> **Stated goal**
Begin at the first line below and copy each line exactly, ending with the line where "west_yticks = [4, 6, 8, 10, 12, 14]" appears.

> **Task input**
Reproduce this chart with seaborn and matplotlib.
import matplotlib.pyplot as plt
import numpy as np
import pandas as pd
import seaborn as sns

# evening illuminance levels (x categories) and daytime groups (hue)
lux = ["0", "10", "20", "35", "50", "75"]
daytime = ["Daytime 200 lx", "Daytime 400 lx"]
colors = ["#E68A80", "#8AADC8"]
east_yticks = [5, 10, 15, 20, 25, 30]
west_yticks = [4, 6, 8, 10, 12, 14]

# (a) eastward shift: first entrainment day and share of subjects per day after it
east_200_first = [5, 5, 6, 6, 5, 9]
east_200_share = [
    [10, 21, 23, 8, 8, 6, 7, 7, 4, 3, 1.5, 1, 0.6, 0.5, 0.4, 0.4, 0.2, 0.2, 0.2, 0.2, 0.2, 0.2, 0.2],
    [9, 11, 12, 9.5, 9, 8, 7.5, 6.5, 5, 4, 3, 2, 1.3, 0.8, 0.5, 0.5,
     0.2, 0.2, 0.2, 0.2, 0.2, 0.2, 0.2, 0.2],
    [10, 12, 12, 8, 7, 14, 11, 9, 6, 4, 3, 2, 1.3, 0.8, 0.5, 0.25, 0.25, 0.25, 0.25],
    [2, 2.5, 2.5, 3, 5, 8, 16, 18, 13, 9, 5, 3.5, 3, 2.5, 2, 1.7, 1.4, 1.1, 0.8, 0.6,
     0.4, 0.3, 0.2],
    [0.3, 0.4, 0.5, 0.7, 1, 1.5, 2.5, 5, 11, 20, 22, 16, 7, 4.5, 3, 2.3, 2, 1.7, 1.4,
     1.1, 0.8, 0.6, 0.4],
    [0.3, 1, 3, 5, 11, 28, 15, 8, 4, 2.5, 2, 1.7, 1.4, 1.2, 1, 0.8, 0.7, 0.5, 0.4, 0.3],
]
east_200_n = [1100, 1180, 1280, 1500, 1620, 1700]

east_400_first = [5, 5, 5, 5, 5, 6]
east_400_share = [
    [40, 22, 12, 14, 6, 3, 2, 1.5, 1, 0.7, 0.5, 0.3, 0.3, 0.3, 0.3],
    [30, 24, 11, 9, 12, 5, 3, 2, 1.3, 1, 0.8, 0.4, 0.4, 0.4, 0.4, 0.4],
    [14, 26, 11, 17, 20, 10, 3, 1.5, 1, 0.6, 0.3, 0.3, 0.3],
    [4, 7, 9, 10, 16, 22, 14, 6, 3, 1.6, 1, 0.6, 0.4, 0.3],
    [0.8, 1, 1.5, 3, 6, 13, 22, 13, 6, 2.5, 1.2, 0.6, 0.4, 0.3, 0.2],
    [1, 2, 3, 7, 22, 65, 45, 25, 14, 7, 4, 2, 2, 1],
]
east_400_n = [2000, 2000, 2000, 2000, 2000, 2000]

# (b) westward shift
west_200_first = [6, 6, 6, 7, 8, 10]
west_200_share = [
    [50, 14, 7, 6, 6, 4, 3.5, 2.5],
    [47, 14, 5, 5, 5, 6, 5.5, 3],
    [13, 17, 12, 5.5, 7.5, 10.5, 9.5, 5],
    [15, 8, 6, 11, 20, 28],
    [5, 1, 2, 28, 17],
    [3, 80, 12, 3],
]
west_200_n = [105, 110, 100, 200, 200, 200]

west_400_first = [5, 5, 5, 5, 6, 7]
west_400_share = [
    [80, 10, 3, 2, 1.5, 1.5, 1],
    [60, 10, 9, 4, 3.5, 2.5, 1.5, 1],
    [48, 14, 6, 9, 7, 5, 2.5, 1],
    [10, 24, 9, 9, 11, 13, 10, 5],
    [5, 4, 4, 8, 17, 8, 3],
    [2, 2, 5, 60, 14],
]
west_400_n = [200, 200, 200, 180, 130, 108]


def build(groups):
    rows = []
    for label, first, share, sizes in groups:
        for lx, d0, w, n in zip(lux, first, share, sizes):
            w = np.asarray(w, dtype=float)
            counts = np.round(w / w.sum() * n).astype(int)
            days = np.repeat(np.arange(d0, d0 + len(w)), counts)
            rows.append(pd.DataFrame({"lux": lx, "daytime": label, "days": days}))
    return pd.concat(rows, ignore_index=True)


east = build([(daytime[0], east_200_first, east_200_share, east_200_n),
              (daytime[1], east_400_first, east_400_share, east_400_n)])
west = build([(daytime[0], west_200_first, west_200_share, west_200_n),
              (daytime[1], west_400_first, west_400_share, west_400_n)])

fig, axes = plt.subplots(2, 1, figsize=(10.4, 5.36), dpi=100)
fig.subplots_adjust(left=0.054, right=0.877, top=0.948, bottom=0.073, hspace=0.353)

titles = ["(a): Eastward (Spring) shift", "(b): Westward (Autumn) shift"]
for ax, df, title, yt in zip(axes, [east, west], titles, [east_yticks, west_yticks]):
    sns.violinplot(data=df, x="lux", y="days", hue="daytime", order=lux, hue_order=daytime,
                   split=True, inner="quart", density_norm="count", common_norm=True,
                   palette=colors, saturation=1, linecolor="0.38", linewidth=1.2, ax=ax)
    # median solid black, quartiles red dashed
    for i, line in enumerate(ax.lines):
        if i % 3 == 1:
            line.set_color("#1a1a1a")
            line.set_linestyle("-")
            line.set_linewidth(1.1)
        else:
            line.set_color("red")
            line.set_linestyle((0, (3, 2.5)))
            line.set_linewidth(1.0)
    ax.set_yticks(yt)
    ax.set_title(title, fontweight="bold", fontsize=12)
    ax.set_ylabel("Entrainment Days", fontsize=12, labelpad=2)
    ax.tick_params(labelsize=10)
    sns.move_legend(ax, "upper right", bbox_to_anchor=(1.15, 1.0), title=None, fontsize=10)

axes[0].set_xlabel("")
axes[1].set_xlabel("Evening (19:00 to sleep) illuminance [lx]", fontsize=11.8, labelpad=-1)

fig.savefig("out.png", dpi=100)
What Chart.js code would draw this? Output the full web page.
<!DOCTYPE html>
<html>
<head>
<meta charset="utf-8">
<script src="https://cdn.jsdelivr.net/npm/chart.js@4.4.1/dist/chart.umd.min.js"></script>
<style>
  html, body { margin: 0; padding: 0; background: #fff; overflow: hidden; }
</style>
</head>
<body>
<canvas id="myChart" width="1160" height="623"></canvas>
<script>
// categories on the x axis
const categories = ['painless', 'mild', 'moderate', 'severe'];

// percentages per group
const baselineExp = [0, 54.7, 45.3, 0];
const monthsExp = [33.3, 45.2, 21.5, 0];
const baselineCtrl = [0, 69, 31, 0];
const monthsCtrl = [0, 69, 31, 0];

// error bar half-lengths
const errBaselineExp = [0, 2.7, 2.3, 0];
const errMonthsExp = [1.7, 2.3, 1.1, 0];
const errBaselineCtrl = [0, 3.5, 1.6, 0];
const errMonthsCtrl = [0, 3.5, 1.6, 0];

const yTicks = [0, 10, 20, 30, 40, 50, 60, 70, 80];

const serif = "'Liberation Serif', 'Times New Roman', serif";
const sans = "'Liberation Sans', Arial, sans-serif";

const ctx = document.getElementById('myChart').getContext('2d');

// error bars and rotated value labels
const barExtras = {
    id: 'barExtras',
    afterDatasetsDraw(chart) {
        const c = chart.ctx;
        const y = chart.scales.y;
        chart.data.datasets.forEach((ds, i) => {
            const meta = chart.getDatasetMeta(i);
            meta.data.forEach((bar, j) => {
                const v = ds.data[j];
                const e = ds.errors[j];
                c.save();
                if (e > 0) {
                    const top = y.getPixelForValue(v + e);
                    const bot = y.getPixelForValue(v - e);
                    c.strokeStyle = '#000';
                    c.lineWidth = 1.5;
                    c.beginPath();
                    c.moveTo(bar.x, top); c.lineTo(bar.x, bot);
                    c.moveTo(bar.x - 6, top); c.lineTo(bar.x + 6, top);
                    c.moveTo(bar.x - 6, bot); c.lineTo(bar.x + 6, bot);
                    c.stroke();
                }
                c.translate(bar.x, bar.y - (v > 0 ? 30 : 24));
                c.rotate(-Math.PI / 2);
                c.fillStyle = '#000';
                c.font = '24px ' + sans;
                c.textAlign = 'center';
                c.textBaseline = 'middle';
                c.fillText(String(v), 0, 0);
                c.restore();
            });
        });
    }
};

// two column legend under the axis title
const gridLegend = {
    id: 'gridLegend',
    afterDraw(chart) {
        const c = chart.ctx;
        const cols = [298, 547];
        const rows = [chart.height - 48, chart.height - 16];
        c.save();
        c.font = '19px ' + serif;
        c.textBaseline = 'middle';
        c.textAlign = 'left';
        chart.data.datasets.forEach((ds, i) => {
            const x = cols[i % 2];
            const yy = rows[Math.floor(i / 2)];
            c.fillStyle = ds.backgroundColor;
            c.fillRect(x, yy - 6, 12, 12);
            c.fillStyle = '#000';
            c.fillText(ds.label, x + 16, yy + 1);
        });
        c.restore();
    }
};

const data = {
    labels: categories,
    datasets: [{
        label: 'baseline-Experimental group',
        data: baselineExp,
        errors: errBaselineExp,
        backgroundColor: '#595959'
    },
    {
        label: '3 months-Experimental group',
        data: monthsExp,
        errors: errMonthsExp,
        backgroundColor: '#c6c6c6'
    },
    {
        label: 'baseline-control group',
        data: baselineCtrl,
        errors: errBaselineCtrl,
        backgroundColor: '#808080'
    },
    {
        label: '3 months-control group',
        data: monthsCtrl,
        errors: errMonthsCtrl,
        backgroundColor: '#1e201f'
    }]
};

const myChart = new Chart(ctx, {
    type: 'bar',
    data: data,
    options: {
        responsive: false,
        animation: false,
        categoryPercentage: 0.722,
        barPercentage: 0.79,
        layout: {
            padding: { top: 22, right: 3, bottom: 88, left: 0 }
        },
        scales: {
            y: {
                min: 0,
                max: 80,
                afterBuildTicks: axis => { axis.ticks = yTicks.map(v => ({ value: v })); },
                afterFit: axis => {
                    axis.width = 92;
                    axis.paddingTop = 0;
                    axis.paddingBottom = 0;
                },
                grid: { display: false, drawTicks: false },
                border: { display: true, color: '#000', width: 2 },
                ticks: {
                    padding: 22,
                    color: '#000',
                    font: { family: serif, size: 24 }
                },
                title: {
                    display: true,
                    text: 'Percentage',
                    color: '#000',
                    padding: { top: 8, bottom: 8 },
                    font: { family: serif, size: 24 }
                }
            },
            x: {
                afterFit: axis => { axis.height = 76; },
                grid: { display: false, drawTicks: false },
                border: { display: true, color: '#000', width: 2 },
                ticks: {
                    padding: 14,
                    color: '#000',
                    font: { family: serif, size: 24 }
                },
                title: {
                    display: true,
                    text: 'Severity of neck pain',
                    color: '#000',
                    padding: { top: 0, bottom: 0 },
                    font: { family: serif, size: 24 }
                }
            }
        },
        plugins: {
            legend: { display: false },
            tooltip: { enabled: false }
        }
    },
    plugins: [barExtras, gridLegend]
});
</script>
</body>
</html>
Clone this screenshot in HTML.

> **Reply to the exercise**
Reproduce this chart with seaborn and matplotlib.
import matplotlib.pyplot as plt
import numpy as np
import pandas as pd
import seaborn as sns

# evening illuminance levels (x categories) and daytime groups (hue)
lux = ["0", "10", "20", "35", "50", "75"]
daytime = ["Daytime 200 lx", "Daytime 400 lx"]
colors = ["#E68A80", "#8AADC8"]
east_yticks = [5, 10, 15, 20, 25, 30]
west_yticks = [4, 6, 8, 10, 12, 14]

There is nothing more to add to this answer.